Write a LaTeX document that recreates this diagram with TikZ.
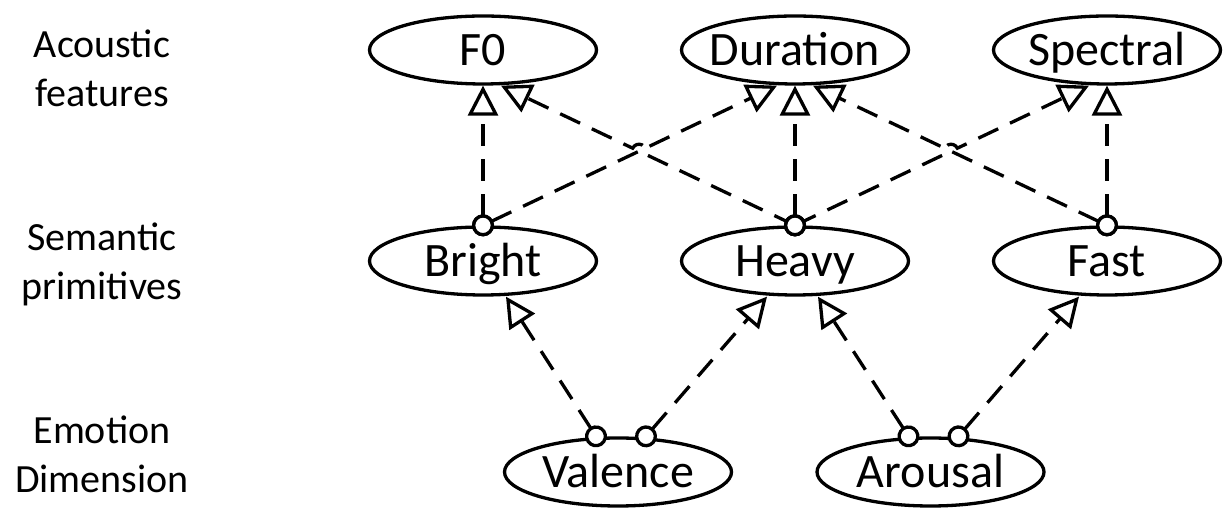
\documentclass[tikz,border=0pt]{standalone}
\usepackage{fontspec}
\setmainfont{Carlito}
\usetikzlibrary{arrows.meta,shapes.geometric,calc}
\begin{document}
\begin{tikzpicture}[x=1pt,y=1pt,
  state/.style={ellipse, draw, fill=white, line width=3.3pt,
    minimum width=227pt, minimum height=68pt, inner sep=0pt,
    font=\fontsize{48}{58}\selectfont, text height=31pt, text depth=0pt},
  layer/.style={align=center, font=\fontsize{40}{49.5}\selectfont, anchor=base},
  link/.style={line width=3.3pt, dash pattern=on 22pt off 13pt,
    shorten <=-11pt,
    {Circle[length=22pt,width=22pt,line width=3.3pt,fill=white]}-{Triangle[length=30pt,width=30pt,line width=3.3pt,fill=white]}}
]
\fill[white] (0,0) rectangle (1227,508);
\useasboundingbox (0,0) rectangle (1227,508);

% layer captions (anchored on the baseline of the second line)
\node[layer] (capA) at (102,401) {Acoustic\\features};
\node[layer] (capS) at (102,208) {Semantic\\primitives};
\node[layer] (capE) at (102,15) {Emotion\\Dimension};

% acoustic features
\node[state] (F0) at (483,458) {\makebox[0pt]{F0}};
\node[state] (Duration) at (795,458) {\makebox[0pt]{Duration}};
\node[state] (Spectral) at (1107,458) {\makebox[0pt]{Spectral}};
% semantic primitives
\node[state] (Bright) at (483,247) {\makebox[0pt]{Bright}};
\node[state] (Heavy) at (795,247) {\makebox[0pt]{Heavy}};
\node[state] (Fast) at (1107,247) {\makebox[0pt]{Fast}};
% emotion dimensions
\node[state] (Valence) at (618,36) {\makebox[0pt]{Valence}};
\node[state] (Arousal) at (930.5,36) {\makebox[0pt]{Arousal}};

% end points beside the centre of the lower border
\coordinate (f0R) at ([xshift=18pt]F0.south);
\coordinate (durL) at ([xshift=-18pt]Duration.south);
\coordinate (durR) at ([xshift=18pt]Duration.south);
\coordinate (spcL) at ([xshift=-18pt]Spectral.south);
\coordinate (briR) at ([xshift=23pt]Bright.south);
\coordinate (hvyL) at ([xshift=-28pt]Heavy.south);
\coordinate (hvyR) at ([xshift=23pt]Heavy.south);
\coordinate (fstL) at ([xshift=-28pt]Fast.south);
\coordinate (valL) at ([xshift=-22pt]Valence.north);
\coordinate (valR) at ([xshift=28pt]Valence.north);
\coordinate (arsL) at ([xshift=-22pt]Arousal.north);
\coordinate (arsR) at ([xshift=28pt]Arousal.north);

% semantic primitives -> acoustic features
\draw[link] (Bright.north) -- (durL);
\draw[link] (Fast.north) -- (durR);
% the two links from Heavy hop over the lines they cross
\draw[link, dash phase=8.5pt] let \p1=(Heavy.north), \p2=(f0R),
    \p3=(intersection of Heavy.north--f0R and Bright.north--durL),
    \n1={atan2(\y2-\y1,\x2-\x1)} in
  (\p1) -- ($(\p3)+(\n1+180:7pt)$)
  arc[start angle=\n1+180, delta angle=180, radius=7pt] -- (\p2);
\draw[link, dash phase=8.5pt] let \p1=(Heavy.north), \p2=(spcL),
    \p3=(intersection of Heavy.north--spcL and Fast.north--durR),
    \n1={atan2(\y2-\y1,\x2-\x1)} in
  (\p1) -- ($(\p3)+(\n1+180:7pt)$)
  arc[start angle=\n1+180, delta angle=-180, radius=7pt] -- (\p2);
\draw[link] (Bright.north) -- (F0.south);
\draw[link] (Heavy.north) -- (Duration.south);
\draw[link] (Fast.north) -- (Spectral.south);

% emotion dimensions -> semantic primitives
\draw[link] (valL) -- (briR);
\draw[link] (valR) -- (hvyL);
\draw[link] (arsL) -- (hvyR);
\draw[link] (arsR) -- (fstL);
\end{tikzpicture}
\end{document}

=======

### WHAT THE EXERCISE ASKS
Write out the whole listing exactly, and drop the pictures.

### ANSWER TO THIS PROBLEM
Write a LaTeX document that recreates this diagram with TikZ.
\documentclass[tikz,border=0pt]{standalone}
\usepackage{fontspec}
\setmainfont{Carlito}
\usetikzlibrary{arrows.meta,shapes.geometric,calc}
\begin{document}
\begin{tikzpicture}[x=1pt,y=1pt,
  state/.style={ellipse, draw, fill=white, line width=3.3pt,
    minimum width=227pt, minimum height=68pt, inner sep=0pt,
    font=\fontsize{48}{58}\selectfont, text height=31pt, text depth=0pt},
  layer/.style={align=center, font=\fontsize{40}{49.5}\selectfont, anchor=base},
  link/.style={line width=3.3pt, dash pattern=on 22pt off 13pt,
    shorten <=-11pt,
    {Circle[length=22pt,width=22pt,line width=3.3pt,fill=white]}-{Triangle[length=30pt,width=30pt,line width=3.3pt,fill=white]}}
]
\fill[white] (0,0) rectangle (1227,508);
\useasboundingbox (0,0) rectangle (1227,508);

% layer captions (anchored on the baseline of the second line)
\node[layer] (capA) at (102,401) {Acoustic\\features};
\node[layer] (capS) at (102,208) {Semantic\\primitives};
\node[layer] (capE) at (102,15) {Emotion\\Dimension};

% acoustic features
\node[state] (F0) at (483,458) {\makebox[0pt]{F0}};
\node[state] (Duration) at (795,458) {\makebox[0pt]{Duration}};
\node[state] (Spectral) at (1107,458) {\makebox[0pt]{Spectral}};
% semantic primitives
\node[state] (Bright) at (483,247) {\makebox[0pt]{Bright}};
\node[state] (Heavy) at (795,247) {\makebox[0pt]{Heavy}};
\node[state] (Fast) at (1107,247) {\makebox[0pt]{Fast}};
% emotion dimensions
\node[state] (Valence) at (618,36) {\makebox[0pt]{Valence}};
\node[state] (Arousal) at (930.5,36) {\makebox[0pt]{Arousal}};

% end points beside the centre of the lower border
\coordinate (f0R) at ([xshift=18pt]F0.south);
\coordinate (durL) at ([xshift=-18pt]Duration.south);
\coordinate (durR) at ([xshift=18pt]Duration.south);
\coordinate (spcL) at ([xshift=-18pt]Spectral.south);
\coordinate (briR) at ([xshift=23pt]Bright.south);
\coordinate (hvyL) at ([xshift=-28pt]Heavy.south);
\coordinate (hvyR) at ([xshift=23pt]Heavy.south);
\coordinate (fstL) at ([xshift=-28pt]Fast.south);
\coordinate (valL) at ([xshift=-22pt]Valence.north);
\coordinate (valR) at ([xshift=28pt]Valence.north);
\coordinate (arsL) at ([xshift=-22pt]Arousal.north);
\coordinate (arsR) at ([xshift=28pt]Arousal.north);

% semantic primitives -> acoustic features
\draw[link] (Bright.north) -- (durL);
\draw[link] (Fast.north) -- (durR);
% the two links from Heavy hop over the lines they cross
\draw[link, dash phase=8.5pt] let \p1=(Heavy.north), \p2=(f0R),
    \p3=(intersection of Heavy.north--f0R and Bright.north--durL),
    \n1={atan2(\y2-\y1,\x2-\x1)} in
  (\p1) -- ($(\p3)+(\n1+180:7pt)$)
  arc[start angle=\n1+180, delta angle=180, radius=7pt] -- (\p2);
\draw[link, dash phase=8.5pt] let \p1=(Heavy.north), \p2=(spcL),
    \p3=(intersection of Heavy.north--spcL and Fast.north--durR),
    \n1={atan2(\y2-\y1,\x2-\x1)} in
  (\p1) -- ($(\p3)+(\n1+180:7pt)$)
  arc[start angle=\n1+180, delta angle=-180, radius=7pt] -- (\p2);
\draw[link] (Bright.north) -- (F0.south);
\draw[link] (Heavy.north) -- (Duration.south);
\draw[link] (Fast.north) -- (Spectral.south);

% emotion dimensions -> semantic primitives
\draw[link] (valL) -- (briR);
\draw[link] (valR) -- (hvyL);
\draw[link] (arsL) -- (hvyR);
\draw[link] (arsR) -- (fstL);
\end{tikzpicture}
\end{document}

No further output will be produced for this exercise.